De 1954 a 1968, Isabel da Nóbrega foi companheira de João Gaspar Simões. De 1970 a 1984, viveu com José Saramago. Gaspar Simões tinha sido amigo, correspondente e biógrafo de Fernando Pessoa. Ao tempo da relação com Isabel da Nóbrega, publicou a correspondência que havia mantido com Pessoa, assim como trabalhos de biografia e interpretação da obra pessoana, quer editados em livro, quer apresentados em congressos.

“O ano da morte de Ricardo Reis”, de Saramago, foi escrito e publicado durante os anos em que Saramago viveu com Isabel da Nóbrega.
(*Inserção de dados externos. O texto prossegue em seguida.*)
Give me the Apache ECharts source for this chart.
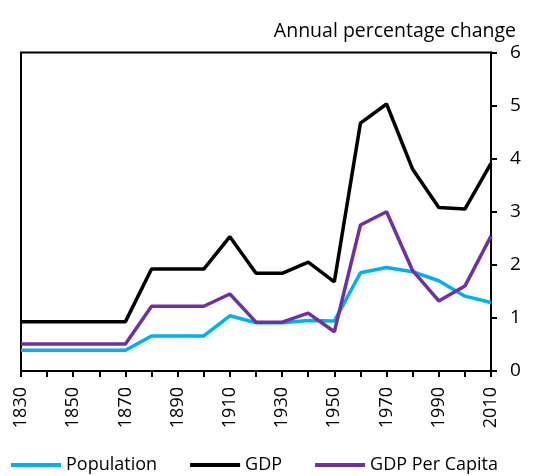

Já havia sido Isabel a levar Saramago a Mafra pela primeira vez e apresentar-lhe o convento — até, inicialmente, com a resistência do futuro escritor do “Memorial”.

Terá sido mera coincidência que Saramago tenha decidido criar uma obra centrada em Ricardo Reis, enquanto vivia com alguém que terá convivido quotidianamente com a vida e obra de Pessoa durante quase duas décadas?

Ironia do destino, Pilar chegou à vida de Saramago após ler “O ano da morte de Ricardo Reis”, e Saramago decidiu “matar” a memória de Isabel — nomeadamente apagando-a das dedicatórias dos livros — após a entrada de Pilar na sua vida.

Como diria Agustina, “nada é o que parece ser”. Não parece ser por acaso que no início de “O Ano da Morte de Ricardo Reis” Saramago refira o livro (fictício) “O deus do labirinto”.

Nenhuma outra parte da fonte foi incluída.